Next Thursday I’ll host Thanksgiving dinner in my home.
It will be the second time my husband and I have celebrated the holiday as man and wife and it will be the first time since our marriage members of both families will be brought together.
For a few hours, our usually quiet home will hum and occasionally shake as it is filled to near capacity.
Our six nieces and nephews, ranging in age from 8 months to 14 years and all belonging to my brother-in-law and his wife, are sure to be the center of activity. (And the source of most the humming and shaking.)
This year two of my sisters, one with a boyfriend in tow, along with my father will make the trip from Cincinnati for a few days. Katie and Jessica haven’t visited in more than a year and Katie is getting ready to circumnavigate the globe for more than three months.
I am almost giddy with excitement to see them and to have my house filled with both Stambaughs and Kirschners.
The best part will be that while my husband and I are cooking and scrambling for serving dishes, our two separate families will continue the process of being blended into one.

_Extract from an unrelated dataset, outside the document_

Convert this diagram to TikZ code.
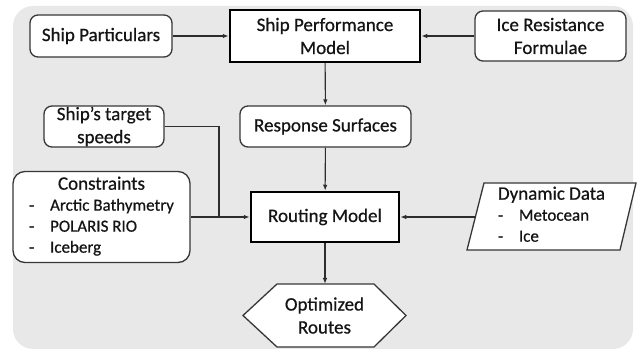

Even the menu is a muddle of each family’s traditions.
My husband makes his fried turkey and his Mamaw Ramey’s Hello Dollies. I bake my Grandma Kirschner’s pumpkin pie and stuffing, in addition to making the Thielmeyer’s secret recipe cherry Jell-O salad.
Some of the dishes have already become favorites among family members who only recently have been introduced to them. Katie can’t get enough of the Hello Dollies and my father-in-law always asks for some of the leftover Jell-O salad.
Each food has its own story and has been preserved as a Thanksgiving tradition not only because of its taste but the memories and meaning associated with it. Just making each one is an act of Thanksgiving and remembrance.
Last year, my husband found me teary-eyed with hands gooey deep in a mixing bowl making my late grandmother’s stuffing.
“Don’t make it if it upsets you,” he told me, as he wiped away my tears. Smiling, I tried to explain making it made me happy.
I don’t recall ever eating stuffing my grandmother prepared herself but it was her recipe that my mother served at every Thanksgiving dinner. I was overcome making it because I realized that I was now an official keeper of a dish, handed down through two generations of my family for me to make for mine.
I felt so close yet missed so terribly both my mother and my grandmother that I couldn’t help but be moved to tears.
Almost every dish placed on the table embodies and signifies something that the holiday was created for.
Thanksgiving is a day to remember and give thanks to all of those who provided — both in physical and spiritual sustenance — so that we could have the opportunity to go out in the world, find love and gather our families together each year to indulge in the excesses we have.